REQUIREMENT ▸
Without the pictures, write out all the lines below exactly as they appear.

[Charts and diagrams as code]

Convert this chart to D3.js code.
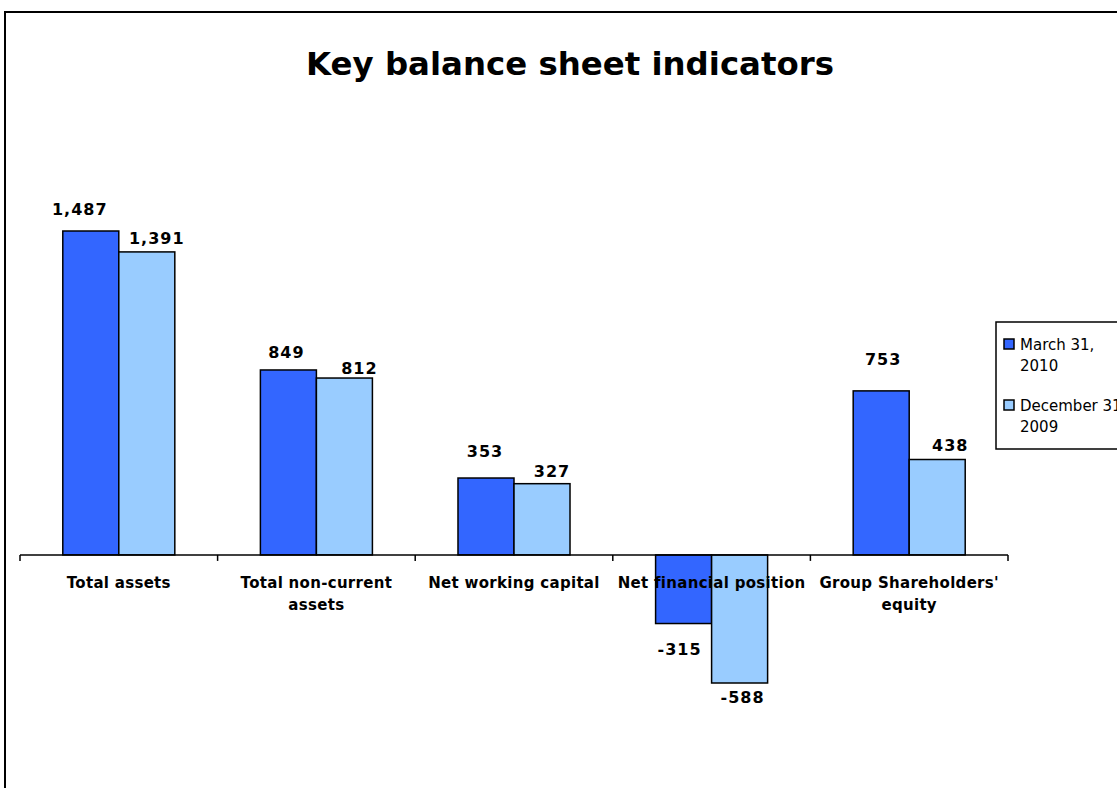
<!DOCTYPE html>
<html><head><meta charset="utf-8">
<script src="https://cdn.jsdelivr.net/npm/d3@7/dist/d3.min.js"></script>
<style>body{margin:0;background:#fff}svg{display:block}</style>
</head><body>
<svg id="c" width="1117" height="788"></svg>
<script>
const categories = [["Total assets"], ["Total non-current", "assets"], ["Net working capital"], ["Net financial position"], ["Group Shareholders'", "equity"]];
const seriesNames = [["March 31,", "2010"], ["December 31,", "2009"]];
const march2010 = [1487, 849, 353, -315, 753];
const dec2009 = [1391, 812, 327, -588, 438];
const valueLabels1 = ["1,487", "849", "353", "-315", "753"];
const valueLabels2 = ["1,391", "812", "327", "-588", "438"];
const colors = ["#3366FF", "#99CCFF"];

const svg = d3.select("#c");
const font = "Tahoma, 'DejaVu Sans', Verdana, sans-serif";

svg.append("rect").attr("x", 5).attr("y", 12).attr("width", 1200).attr("height", 900)
  .attr("fill", "#fff").attr("stroke", "#000").attr("stroke-width", 2);

svg.append("text").attr("x", 570).attr("y", 75).attr("text-anchor", "middle")
  .attr("font-family", font).attr("font-weight", "bold").attr("font-size", 32.4)
  .text("Key balance sheet indicators");

const x0 = d3.scaleBand().domain(d3.range(categories.length)).range([20, 1008]).paddingInner(0).paddingOuter(0);
const x1 = d3.scaleBand().domain([0, 1]).range([0, x0.bandwidth()]).paddingInner(0).paddingOuter(0.764);
const y = d3.scaleLinear().domain([-588, 1487]).range([683, 231]);

const series = [march2010, dec2009];
const labels = [valueLabels1, valueLabels2];

series.forEach((vals, s) => {
  svg.append("g").selectAll("rect").data(vals).join("rect")
    .attr("x", (d, i) => x0(i) + x1(s))
    .attr("y", d => y(Math.max(0, d)))
    .attr("width", x1.bandwidth())
    .attr("height", d => Math.abs(y(d) - y(0)))
    .attr("fill", colors[s]).attr("stroke", "#000").attr("stroke-width", 1.5);
});

// axis
const axisG = svg.append("g").attr("transform", `translate(0,${y(0)})`);
axisG.append("line").attr("x1", x0.range()[0]).attr("x2", x0.range()[1]).attr("stroke", "#000").attr("stroke-width", 1.5);
const tickPos = d3.range(categories.length + 1).map(i => x0.range()[0] + i * x0.step());
axisG.selectAll("line.t").data(tickPos).join("line").attr("class", "t")
  .attr("x1", d => d).attr("x2", d => d).attr("y1", 0).attr("y2", 6)
  .attr("stroke", "#000").attr("stroke-width", 1.5);

// category labels
categories.forEach((lines, i) => {
  const t = svg.append("text").attr("x", x0(i) + x0.bandwidth() / 2).attr("y", y(0) + 33)
    .attr("text-anchor", "middle").attr("font-family", font).attr("font-weight", "bold").attr("font-size", 15)
    .attr("letter-spacing", 0.3);
  lines.forEach((l, k) => t.append("tspan").attr("x", x0(i) + x0.bandwidth() / 2).attr("dy", k ? 22 : 0).text(l));
});

// value labels (label placement offsets, as in the original)
const dxs = [[-11, -2, -1, -4, 2], [10, 15, 10, 3, 13]];
const gaps = [[16, 12, 21, 31, 26], [8, 4, 7, 20, 9]];
series.forEach((vals, s) => {
  svg.append("g").selectAll("text").data(vals).join("text")
    .attr("x", (d, i) => x0(i) + x1(s) + x1.bandwidth() / 2 + dxs[s][i])
    .attr("y", (d, i) => d >= 0 ? y(d) - gaps[s][i] : y(d) + gaps[s][i])
    .attr("text-anchor", "middle").attr("font-family", font).attr("font-weight", "bold").attr("font-size", 16)
    .attr("letter-spacing", 1)
    .text((d, i) => labels[s][i]);
});

// legend
const lg = svg.append("g");
lg.append("rect").attr("x", 996).attr("y", 322).attr("width", 200).attr("height", 127)
  .attr("fill", "#fff").attr("stroke", "#000").attr("stroke-width", 1.5);
seriesNames.forEach((lines, s) => {
  const yy = 339 + s * 61;
  lg.append("rect").attr("x", 1004).attr("y", yy).attr("width", 10).attr("height", 10)
    .attr("fill", colors[s]).attr("stroke", "#000").attr("stroke-width", 1.5);
  const t = lg.append("text").attr("x", 1020).attr("y", yy + 11).attr("font-family", font).attr("font-size", 15);
  lines.forEach((l, k) => t.append("tspan").attr("x", 1020).attr("dy", k ? 21 : 0).text(l));
});
</script>
</body></html>
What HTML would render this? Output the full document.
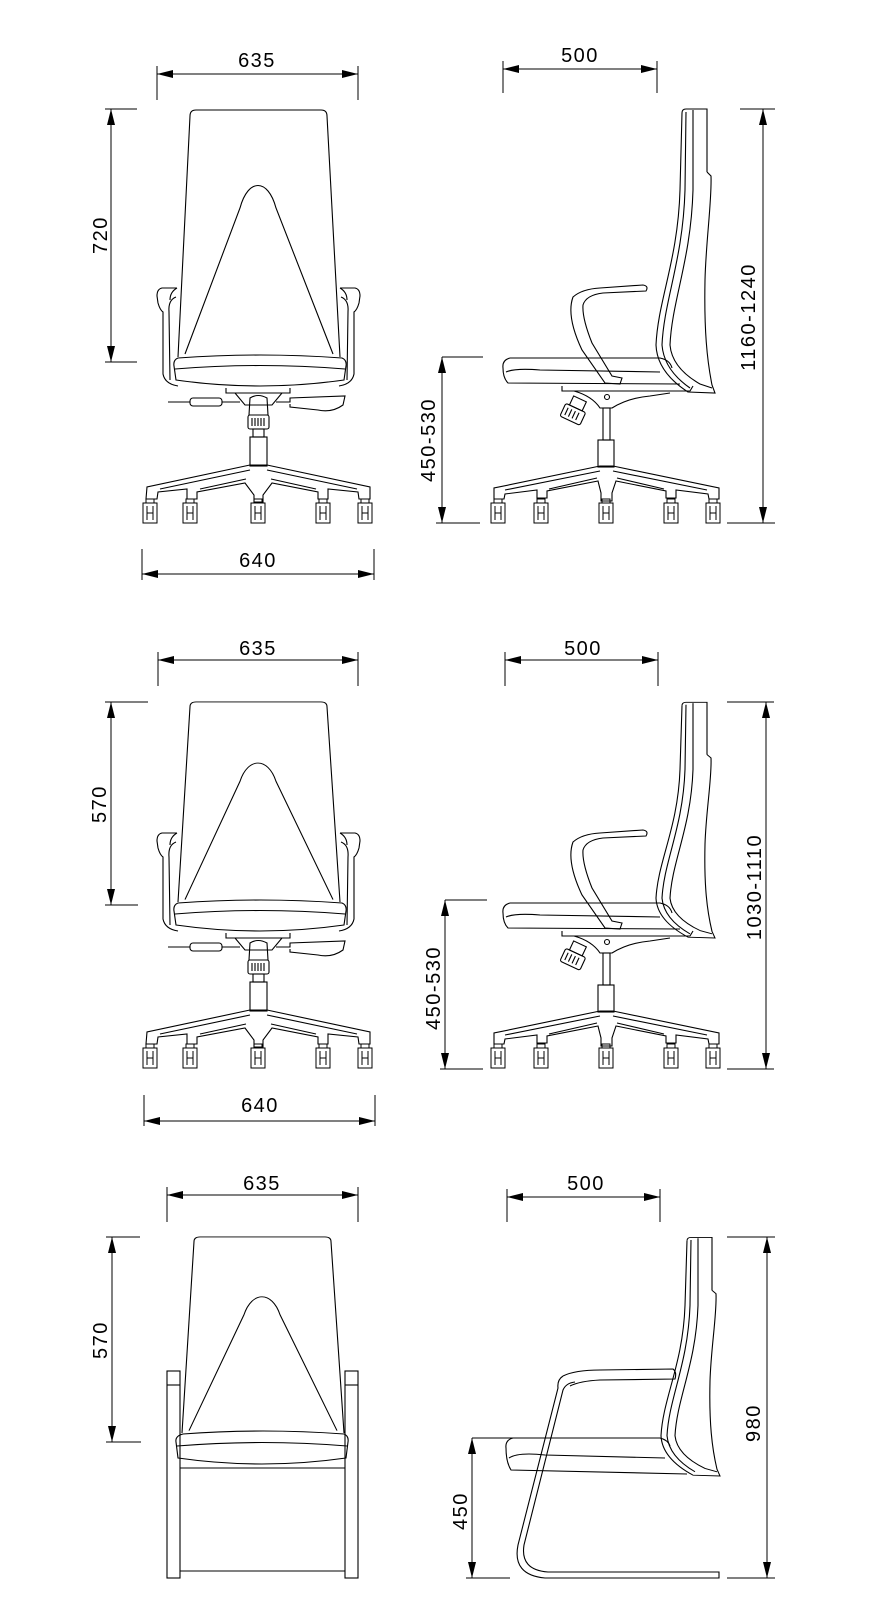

RESULT FOR THIS EXERCISE ▸
Convert this chart to D3.js code.
<!DOCTYPE html>
<html><head><meta charset="utf-8">
<script src="https://cdn.jsdelivr.net/npm/d3@7/dist/d3.min.js"></script>
<style>body{margin:0;background:#fff}svg{display:block}</style>
</head><body>
<svg id="c" width="1117" height="788"></svg>
<script>
const categories = [["Total assets"], ["Total non-current", "assets"], ["Net working capital"], ["Net financial position"], ["Group Shareholders'", "equity"]];
const seriesNames = [["March 31,", "2010"], ["December 31,", "2009"]];
const march2010 = [1487, 849, 353, -315, 753];
const dec2009 = [1391, 812, 327, -588, 438];
const valueLabels1 = ["1,487", "849", "353", "-315", "753"];
const valueLabels2 = ["1,391", "812", "327", "-588", "438"];
const colors = ["#3366FF", "#99CCFF"];

const svg = d3.select("#c");
const font = "Tahoma, 'DejaVu Sans', Verdana, sans-serif";

svg.append("rect").attr("x", 5).attr("y", 12).attr("width", 1200).attr("height", 900)
  .attr("fill", "#fff").attr("stroke", "#000").attr("stroke-width", 2);

svg.append("text").attr("x", 570).attr("y", 75).attr("text-anchor", "middle")
  .attr("font-family", font).attr("font-weight", "bold").attr("font-size", 32.4)
  .text("Key balance sheet indicators");

const x0 = d3.scaleBand().domain(d3.range(categories.length)).range([20, 1008]).paddingInner(0).paddingOuter(0);
const x1 = d3.scaleBand().domain([0, 1]).range([0, x0.bandwidth()]).paddingInner(0).paddingOuter(0.764);
const y = d3.scaleLinear().domain([-588, 1487]).range([683, 231]);

const series = [march2010, dec2009];
const labels = [valueLabels1, valueLabels2];

series.forEach((vals, s) => {
  svg.append("g").selectAll("rect").data(vals).join("rect")
    .attr("x", (d, i) => x0(i) + x1(s))
    .attr("y", d => y(Math.max(0, d)))
    .attr("width", x1.bandwidth())
    .attr("height", d => Math.abs(y(d) - y(0)))
    .attr("fill", colors[s]).attr("stroke", "#000").attr("stroke-width", 1.5);
});

// axis
const axisG = svg.append("g").attr("transform", `translate(0,${y(0)})`);
axisG.append("line").attr("x1", x0.range()[0]).attr("x2", x0.range()[1]).attr("stroke", "#000").attr("stroke-width", 1.5);
const tickPos = d3.range(categories.length + 1).map(i => x0.range()[0] + i * x0.step());
axisG.selectAll("line.t").data(tickPos).join("line").attr("class", "t")
  .attr("x1", d => d).attr("x2", d => d).attr("y1", 0).attr("y2", 6)
  .attr("stroke", "#000").attr("stroke-width", 1.5);

// category labels
categories.forEach((lines, i) => {
  const t = svg.append("text").attr("x", x0(i) + x0.bandwidth() / 2).attr("y", y(0) + 33)
    .attr("text-anchor", "middle").attr("font-family", font).attr("font-weight", "bold").attr("font-size", 15)
    .attr("letter-spacing", 0.3);
  lines.forEach((l, k) => t.append("tspan").attr("x", x0(i) + x0.bandwidth() / 2).attr("dy", k ? 22 : 0).text(l));
});

// value labels (label placement offsets, as in the original)
const dxs = [[-11, -2, -1, -4, 2], [10, 15, 10, 3, 13]];
const gaps = [[16, 12, 21, 31, 26], [8, 4, 7, 20, 9]];
series.forEach((vals, s) => {
  svg.append("g").selectAll("text").data(vals).join("text")
    .attr("x", (d, i) => x0(i) + x1(s) + x1.bandwidth() / 2 + dxs[s][i])
    .attr("y", (d, i) => d >= 0 ? y(d) - gaps[s][i] : y(d) + gaps[s][i])
    .attr("text-anchor", "middle").attr("font-family", font).attr("font-weight", "bold").attr("font-size", 16)
    .attr("letter-spacing", 1)
    .text((d, i) => labels[s][i]);
});

// legend
const lg = svg.append("g");
lg.append("rect").attr("x", 996).attr("y", 322).attr("width", 200).attr("height", 127)
  .attr("fill", "#fff").attr("stroke", "#000").attr("stroke-width", 1.5);
seriesNames.forEach((lines, s) => {
  const yy = 339 + s * 61;
  lg.append("rect").attr("x", 1004).attr("y", yy).attr("width", 10).attr("height", 10)
    .attr("fill", colors[s]).attr("stroke", "#000").attr("stroke-width", 1.5);
  const t = lg.append("text").attr("x", 1020).attr("y", yy + 11).attr("font-family", font).attr("font-size", 15);
  lines.forEach((l, k) => t.append("tspan").attr("x", 1020).attr("dy", k ? 21 : 0).text(l));
});
</script>
</body></html>
What HTML would render this? Output the full document.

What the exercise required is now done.